ところが、元来一橋家の家臣である渋沢成一郎と、いわゆる「関東浪人」と呼ばれるような天野八郎との間で方針を巡り亀裂が生じます。4月11日に江戸城が無血開城し、徳川慶喜が死一等を免じられて水戸へ退去する際に、渋沢の一派はこれを見送りに行くと、その亀裂は決定的となります。
慶喜の警護を目的とした渋沢は、上野を離れて新たに「振武隊」を結成し、田無の西光寺(現在の総持寺)を本陣としました。
主導権を握った天野は、身分、器量にかかわりなく、積極的に入隊希望者を採用して勢力を拡大し、その数2千人から3千人といわれる規模に膨れあがります。
その後、彰義隊は、寛永寺貫主を兼ね同寺に在住する日光輪王寺門跡公現入道親王の協力を得て、徳川慶喜が水戸に移った後も、徳川家霊廟守護を名目に寛永寺を拠点として江戸に残り続けました。
江戸開城以降、関東各地で旧幕府陸軍兵士等の盗賊が各地で幕府復興を名目に放火や強盗を起こし、江戸では彰義隊の新政府への敵対姿勢が改まらず、彰義隊隊士の手で新政府兵士への集団暴行殺害が繰り返されていました。
事態の沈静化を願った勝海舟ら旧幕府首脳は、徳川慶喜の警護役をしていた幕臣・山岡鉄舟を輪王寺宮の側近・覚王院義観と会談させ彰義隊への解散勧告を行いました。

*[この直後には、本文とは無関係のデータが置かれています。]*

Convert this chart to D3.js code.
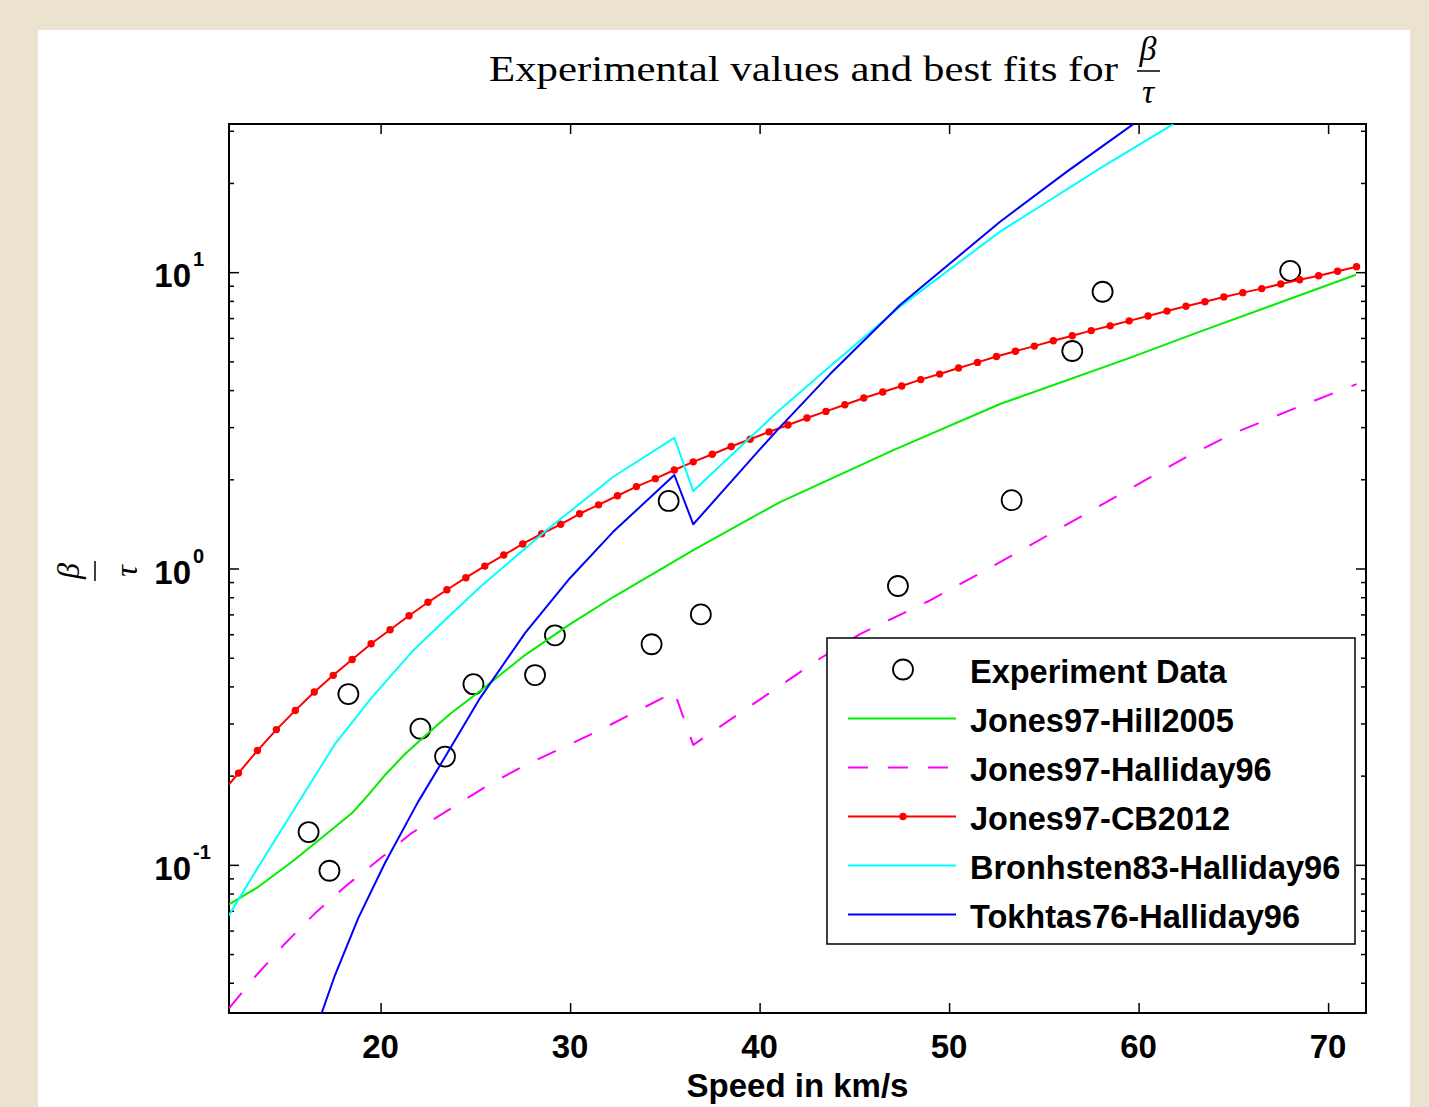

しかしながら、覚王院義観は彼を裏切り者と呼び説得に応じませんでした。
彰義隊の背後には、朝敵とされて新政府に敵対する会津、庄内両藩と同情的な東北諸藩の存在があり、また主力艦を温存している榎本艦隊があり、東征軍(官軍)と一戦交えようと各地から脱藩兵が参加して最盛期には3千人〜4千人の規模に膨れあがります。

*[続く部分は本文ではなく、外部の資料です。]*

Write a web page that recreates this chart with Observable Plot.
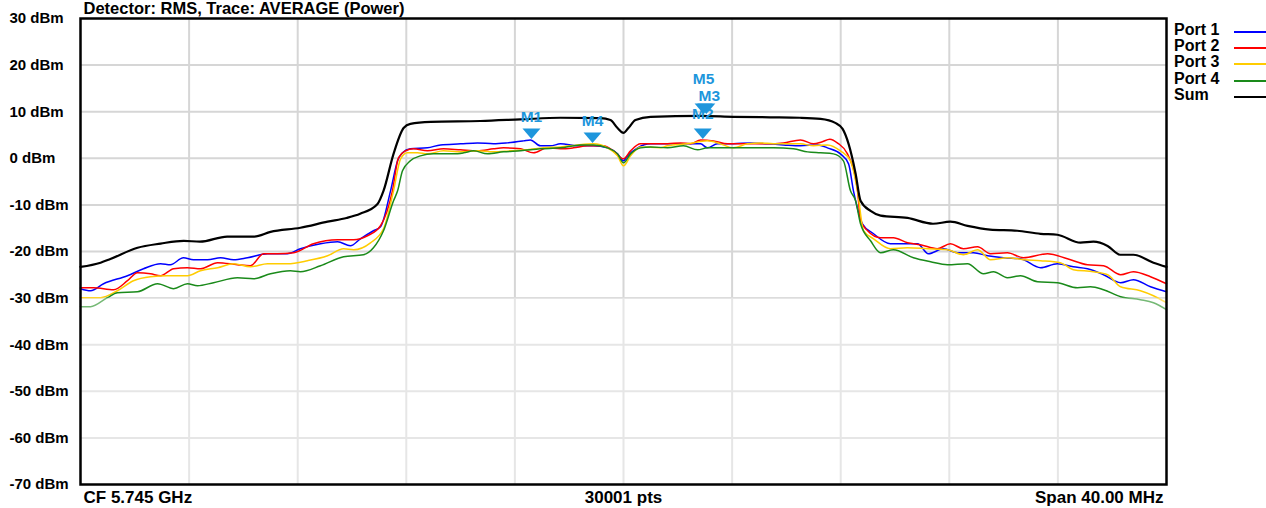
<!DOCTYPE html>
<html>
<head>
<meta charset="utf-8">
<script src="https://cdn.jsdelivr.net/npm/d3@7"></script>
<script src="https://cdn.jsdelivr.net/npm/@observablehq/plot@0.6"></script>
<style>
  html, body { margin: 0; padding: 0; background: white; }
  #wrap { position: relative; width: 1266px; height: 508px; overflow: hidden; }
  #legend { position: absolute; left: 1174px; top: 22px; font: bold 16px "Liberation Sans", Arial, sans-serif; color: #000; }
  #legend .row { position: relative; height: 16.2px; line-height: 16px; white-space: nowrap; }
  #legend .sw { position: absolute; left: 60px; top: 9px; width: 34px; height: 2px; }
</style>
</head>
<body>
<div id="wrap"><div id="legend"></div></div>
<script>
// ---- data (frequency offset from CF in MHz, level in dBm) ----
const seriesNames = ["Port 1", "Port 2", "Port 3", "Port 4", "Sum"];
const seriesColors = ["#0000ff", "#ff0000", "#ffcc00", "#1a8a1a", "#000000"];
const yTicks = [30, 20, 10, 0, -10, -20, -30, -40, -50, -60, -70];
const xGrid = [-20, -16, -12, -8, -4, 0, 4, 8, 12, 16, 20];
const fadeLevel = -30;
const titleText = "Detector: RMS, Trace: AVERAGE (Power)";
const footLeft = "CF 5.745 GHz";
const footMid = "30001 pts";
const footRight = "Span 40.00 MHz";

const sumTrace = [[-20,-23.3],[-19.26,-22.4],[-18.9,-21.6],[-17.9,-19.2],[-17.05,-18.3],[-16.2,-17.7],[-15.6,-17.9],[-14.6,-16.8],[-13.6,-16.8],[-13.0,-15.8],[-11.9,-14.9],[-10.9,-13.6],[-10.2,-12.8],[-9.7,-11.9],[-9.06,-9.8],[-8.84,-7.0],[-8.47,0.95],[-8.1,6.5],[-7.85,7.4],[-7.1,7.8],[-5.27,8.0],[-3.8,8.35],[-2.32,8.7],[-0.85,8.6],[-0.48,8.2],[-0.22,6.5],[0,5.45],[0.18,6.5],[0.44,8.2],[1.0,8.9],[2.84,9.1],[4.05,8.9],[5.4,8.8],[6.5,8.7],[7.26,8.45],[7.8,7.6],[8.07,6.3],[8.29,3.1],[8.55,-3.3],[8.73,-9.1],[9.1,-11.3],[9.47,-12.3],[10.46,-12.8],[11.4,-14.05],[12.04,-13.6],[12.67,-14.5],[13.5,-15.3],[14.5,-15.55],[15.36,-16.2],[15.98,-16.4],[16.83,-18.1],[17.31,-17.9],[17.83,-18.8],[18.3,-20.7],[18.78,-20.7],[19.52,-22.4],[20,-23.3]];

const port1 = [[-20,-27.98],[-19.63,-28.42],[-19.15,-26.91],[-18.27,-25.2],[-17.68,-23.7],[-17.05,-22.62],[-16.69,-22.84],[-16.21,-21.34],[-15.84,-21.77],[-15.32,-21.77],[-14.84,-21.34],[-14.36,-21.77],[-13.85,-21.34],[-13.11,-20.48],[-12.38,-20.48],[-11.9,-19.41],[-11.16,-18.34],[-10.53,-17.91],[-10.06,-18.77],[-9.69,-17.27],[-9.21,-15.55],[-8.95,-14.69],[-8.58,-6.98],[-8.32,-0.54],[-8.14,1.17],[-7.85,2.03],[-7.22,2.24],[-6.74,2.88],[-6.0,3.1],[-5.38,3.31],[-4.79,3.1],[-4.27,3.31],[-3.68,3.74],[-3.43,3.95],[-3.06,2.67],[-2.69,2.67],[-2.32,3.1],[-1.69,2.67],[-1.11,2.67],[-0.59,2.24],[-0.22,0.95],[0,-0.54],[0.15,0.52],[0.52,2.24],[0.99,3.1],[1.62,3.1],[2.21,3.1],[2.84,3.1],[3.09,2.24],[3.46,3.1],[4.05,3.1],[4.68,3.31],[5.3,3.1],[5.89,2.88],[6.52,2.67],[7.15,2.88],[7.51,2.24],[7.99,0.95],[8.29,-1.19],[8.47,-6.98],[8.55,-9.12],[8.8,-14.05],[9.21,-16.19],[9.83,-18.34],[10.46,-18.34],[10.83,-18.34],[11.23,-20.48],[11.79,-19.41],[12.3,-20.27],[12.89,-20.27],[13.41,-20.91],[14.0,-21.34],[14.62,-21.55],[15.36,-23.48],[15.98,-22.62],[16.57,-23.27],[17.09,-23.7],[17.68,-24.98],[18.31,-26.7],[18.78,-26.05],[19.41,-27.56],[20,-28.63]];

const port2 = [[-20,-27.77],[-19.52,-27.77],[-18.78,-28.2],[-18.27,-26.27],[-17.9,-24.55],[-17.42,-24.77],[-17.05,-25.2],[-16.57,-23.7],[-16.06,-23.48],[-15.58,-23.7],[-14.95,-22.41],[-14.22,-22.84],[-13.74,-23.05],[-13.26,-20.48],[-12.74,-20.48],[-12.15,-20.27],[-11.42,-18.34],[-10.53,-17.48],[-9.94,-17.48],[-9.43,-16.62],[-8.95,-14.48],[-8.51,-6.98],[-8.29,0.1],[-8.03,1.6],[-7.74,2.03],[-7.22,1.6],[-6.63,2.03],[-6.0,1.81],[-5.38,1.6],[-4.79,2.03],[-4.42,2.24],[-3.79,2.03],[-3.32,1.17],[-2.8,2.24],[-2.32,2.03],[-1.84,2.24],[-1.33,2.67],[-0.74,2.67],[-0.37,1.6],[0,-0.11],[0.26,1.6],[0.63,3.1],[0.99,3.1],[1.62,3.1],[2.1,3.31],[2.47,3.1],[2.84,3.95],[3.31,3.74],[3.83,3.1],[4.31,3.1],[4.79,3.1],[5.3,3.1],[5.89,3.31],[6.52,3.95],[7.0,3.1],[7.3,3.5],[7.6,4.1],[7.9,3.2],[8.25,0.95],[8.62,-6.98],[8.73,-13.41],[8.99,-15.55],[9.47,-17.05],[9.94,-17.05],[10.46,-18.13],[10.94,-18.55],[11.56,-19.41],[12.04,-18.34],[12.52,-19.41],[13.04,-18.98],[13.52,-20.48],[14.14,-20.27],[14.73,-21.34],[15.62,-20.48],[16.35,-21.55],[17.09,-22.84],[17.68,-23.05],[18.31,-24.98],[18.78,-24.34],[19.41,-25.41],[20,-26.91]];

const port3 = [[-20,-29.91],[-19.26,-29.91],[-18.64,-28.42],[-18.05,-26.27],[-17.42,-25.41],[-16.8,-25.2],[-16.06,-25.2],[-15.58,-24.13],[-14.95,-23.48],[-14.36,-22.62],[-13.74,-23.27],[-13.11,-22.62],[-12.38,-22.62],[-11.64,-21.98],[-10.9,-20.91],[-10.31,-19.41],[-9.94,-19.62],[-9.32,-18.13],[-8.84,-15.12],[-8.47,-6.98],[-8.21,-0.11],[-7.96,1.17],[-7.59,1.17],[-7.22,0.95],[-6.63,1.6],[-6.0,1.38],[-5.38,1.6],[-4.79,1.38],[-4.16,1.6],[-3.54,1.81],[-2.95,2.24],[-2.32,2.45],[-1.69,2.88],[-1.11,3.1],[-0.59,2.24],[-0.22,0.52],[0,-1.62],[0.26,0.52],[0.63,2.45],[1.36,2.24],[1.62,2.67],[2.36,3.1],[3.09,3.74],[3.57,3.1],[4.05,2.24],[4.57,3.1],[5.05,3.31],[5.52,3.1],[6.04,3.1],[6.52,3.1],[7.0,2.67],[7.51,2.88],[7.99,1.6],[8.36,-0.54],[8.62,-6.98],[8.84,-15.55],[9.21,-17.27],[9.83,-19.41],[10.46,-19.2],[11.2,-19.41],[11.93,-19.62],[12.52,-20.69],[13.04,-19.62],[13.52,-21.77],[14.14,-21.34],[14.73,-21.77],[15.36,-21.98],[16.09,-22.41],[16.57,-23.91],[17.31,-24.34],[17.83,-24.98],[18.31,-27.56],[19.04,-28.42],[19.52,-29.49],[20,-30.99]];

const port4 = [[-20,-31.84],[-19.63,-31.84],[-19.01,-29.91],[-18.64,-28.84],[-17.9,-28.63],[-17.16,-26.91],[-16.57,-27.98],[-16.06,-26.91],[-15.69,-27.34],[-15.1,-26.7],[-14.22,-25.63],[-13.63,-25.84],[-13.0,-24.77],[-12.27,-24.13],[-11.9,-24.34],[-11.16,-23.05],[-10.31,-21.12],[-9.58,-20.69],[-9.21,-19.2],[-8.84,-15.55],[-8.47,-9.12],[-8.32,-6.98],[-8.14,-2.69],[-7.85,-0.54],[-7.48,0.52],[-7.0,0.95],[-6.26,0.95],[-5.89,1.17],[-5.52,1.6],[-5.01,0.95],[-4.42,1.38],[-3.79,1.6],[-3.06,2.03],[-2.32,2.24],[-1.58,2.88],[-1.11,2.88],[-0.59,2.24],[-0.22,0.95],[0,-0.98],[0.26,0.95],[0.63,2.24],[0.99,2.45],[1.62,2.24],[2.21,2.67],[2.73,1.81],[3.09,2.24],[3.83,2.24],[4.31,2.24],[5.05,2.24],[5.52,2.24],[6.26,2.03],[6.78,1.38],[7.26,1.17],[7.73,0.95],[8.1,-0.54],[8.36,-6.98],[8.55,-9.12],[8.73,-14.05],[9.1,-17.7],[9.47,-20.27],[9.94,-19.62],[10.68,-21.34],[11.31,-22.2],[11.93,-22.84],[12.67,-22.62],[13.26,-24.77],[13.63,-24.34],[14.14,-25.63],[14.62,-25.2],[15.25,-26.48],[15.98,-26.7],[16.72,-27.77],[17.2,-27.56],[17.68,-28.2],[18.31,-29.7],[19.04,-30.34],[19.52,-30.99],[20,-32.49]];

// markers: name, frequency offset (MHz), level (dBm)
const markerNames = ["M1", "M4", "M2", "M5", "M3"];
const markerFreqs = [-3.39, -1.14, 2.92, 2.95, 3.05];
const markerLevels = [4.15, 3.3, 4.15, 9.5, 9.5];

// ---- build tables ----
const traces = [port1, port2, port3, port4, sumTrace];
const lineData = traces.flatMap((t, i) => t.map(([f, v]) => ({series: seriesNames[i], f, v})));
const markers = markerNames.map((name, i) => ({name, f: markerFreqs[i], v: markerLevels[i]}));

const markerColor = "#1e96dc";
const labelDy = {M1: -22, M4: -22, M2: -25, M3: -18, M5: -35};
const labelDx = {M1: 0, M4: 0, M2: 0, M3: 3, M5: 0};
const downTri = {
  draw(ctx) { ctx.moveTo(-9, -10.5); ctx.lineTo(9, -10.5); ctx.lineTo(0, 0); ctx.closePath(); }
};
const font = '"Liberation Sans", Arial, sans-serif';

const chart = Plot.plot({
  width: 1266,
  height: 508,
  marginLeft: 80,
  marginRight: 100,
  marginTop: 18,
  marginBottom: 24,
  style: {fontFamily: font, background: "white", overflow: "visible"},
  x: {domain: [-20, 20], axis: null},
  y: {domain: [-70, 30], axis: null},
  color: {domain: seriesNames, range: seriesColors},
  marks: [
    Plot.ruleX(xGrid.slice(1, -1), {stroke: "#d6d6d6", strokeWidth: 2}),
    Plot.ruleY(yTicks.slice(1, -1), {stroke: "#d6d6d6", strokeWidth: 2}),
    Plot.line(lineData.filter(d => d.series !== "Sum"), {x: "f", y: "v", z: "series", stroke: "series", strokeWidth: 1.5, curve: "monotone-x"}),
    Plot.line(lineData.filter(d => d.series === "Sum"), {x: "f", y: "v", stroke: "series", strokeWidth: 2.2, curve: "monotone-x"}),
    Plot.rect([{y1: yTicks[yTicks.length - 1], y2: fadeLevel}], {x1: xGrid[0], x2: xGrid[xGrid.length - 1], y1: "y1", y2: "y2", fill: "white", fillOpacity: 0.4}),
    Plot.dot(markers, {x: "f", y: "v", symbol: downTri, fill: markerColor, stroke: "none", r: 5}),
    ...markers.map(m => Plot.text([m], {x: "f", y: "v", text: "name", dy: labelDy[m.name], dx: labelDx[m.name], fill: markerColor, fontWeight: "bold", fontSize: 15.5})),
    Plot.frame({stroke: "black", strokeWidth: 2.5}),
    Plot.text(yTicks, {y: d => d, frameAnchor: "left", textAnchor: "start", dx: -71, text: d => `${d} dBm`, fontWeight: "bold", fontSize: 15, fill: "black"}),
    Plot.text([titleText], {frameAnchor: "top-left", textAnchor: "start", lineAnchor: "bottom", dx: 3, dy: -4.5, fontWeight: "bold", fontSize: 16.5, fill: "black"}),
    Plot.text([footLeft], {frameAnchor: "bottom-left", textAnchor: "start", lineAnchor: "middle", dx: 3, dy: 13, fontWeight: "bold", fontSize: 17, fill: "black"}),
    Plot.text([footMid], {frameAnchor: "bottom", textAnchor: "middle", lineAnchor: "middle", dy: 13, fontWeight: "bold", fontSize: 17, fill: "black"}),
    Plot.text([footRight], {frameAnchor: "bottom-right", textAnchor: "end", lineAnchor: "middle", dx: -3, dy: 13, fontWeight: "bold", fontSize: 17, fill: "black"})
  ]
});

const wrap = document.getElementById("wrap");
wrap.insertBefore(chart, wrap.firstChild);
chart.style.position = "absolute";
chart.style.left = "0px";
chart.style.top = "0px";

const legend = document.getElementById("legend");
seriesNames.forEach((name, i) => {
  const row = document.createElement("div");
  row.className = "row";
  row.textContent = name;
  const sw = document.createElement("div");
  sw.className = "sw";
  sw.style.background = seriesColors[i];
  row.appendChild(sw);
  legend.appendChild(row);
});
</script>
</body>
</html>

京都の明治新政府は関東の騒乱の原因の一つを彰義隊の存在と考え、彰義隊を討伐する方針を決定し、西郷隆盛に代わる統率者として京都から大村益次郎を着任させました。
新政府側は、1868年5月1日に彰義隊に江戸市中取締の任を解くことを通告、新政府自身が彰義隊の武装解除に当たる旨を布告しました。

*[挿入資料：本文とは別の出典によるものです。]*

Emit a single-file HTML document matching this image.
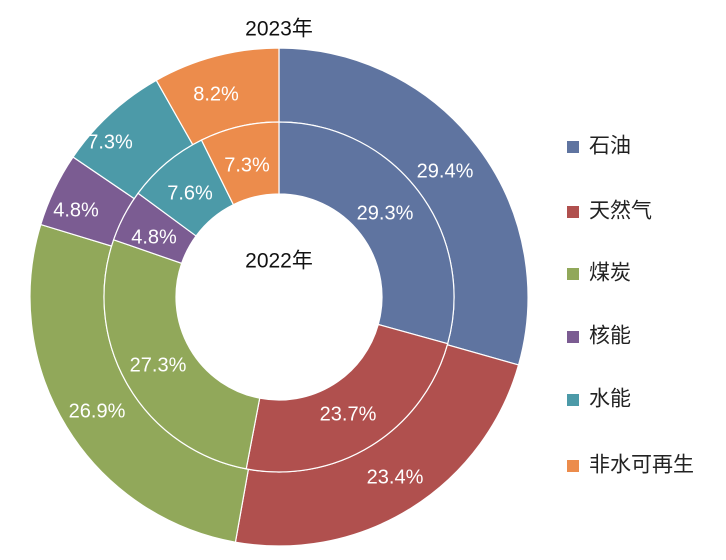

これにより彰義隊との衝突事件が上野近辺で頻発し、軍務局判事(兼江戸府判事)として江戸に着任していた大村益次郎の指揮で武力討伐が決定されました。
大村益次郎はこの討伐作戦を単なる「彰義隊の討伐」に終わらせるのではなく、江戸の市民に「徳川の世が終わった」ということを決定的に印象づけるための戦略的なものとして計画を立案します。
作戦計画ができあがると、作戦遂行前日の5月14日に江戸市中に「翌日上野寛永寺の彰義隊を討伐する」という布告を出します。
この布告により彰義隊の中には隊を脱走するものが続出し、最盛期には3000人といわれていた彰義隊も、上野戦争当日は1000名程度しか残っていなかったといわれています。
上野戦争
5月15日未明、大村益次郎が指揮する政府軍は、寛永寺一帯に立てこもる彰義隊を包囲し、雨中総攻撃を行いました。戦闘は黒門口で始まりました。午前中、新政府軍は上野山王台に陣地した関宿藩卍隊の正確極まる激しい砲撃と黒門口に主力を集めた屈強な彰義隊の抵抗に会い撃退されました。
しかし正午から肥前佐賀藩が保持する射程距離が長いアームストロング砲の砲撃が山王山に着弾し始め、午後は射程と圧倒的人数に勝る新政府軍が優勢に戦闘をすすめ、1日で彰義隊を撃破、寛永寺も壊滅的打撃を受けました。
この戦争で、政府軍の死者は30名、戦傷70余名、彰義隊の死者は200余名といわれていますが、正確の数はわかっていません。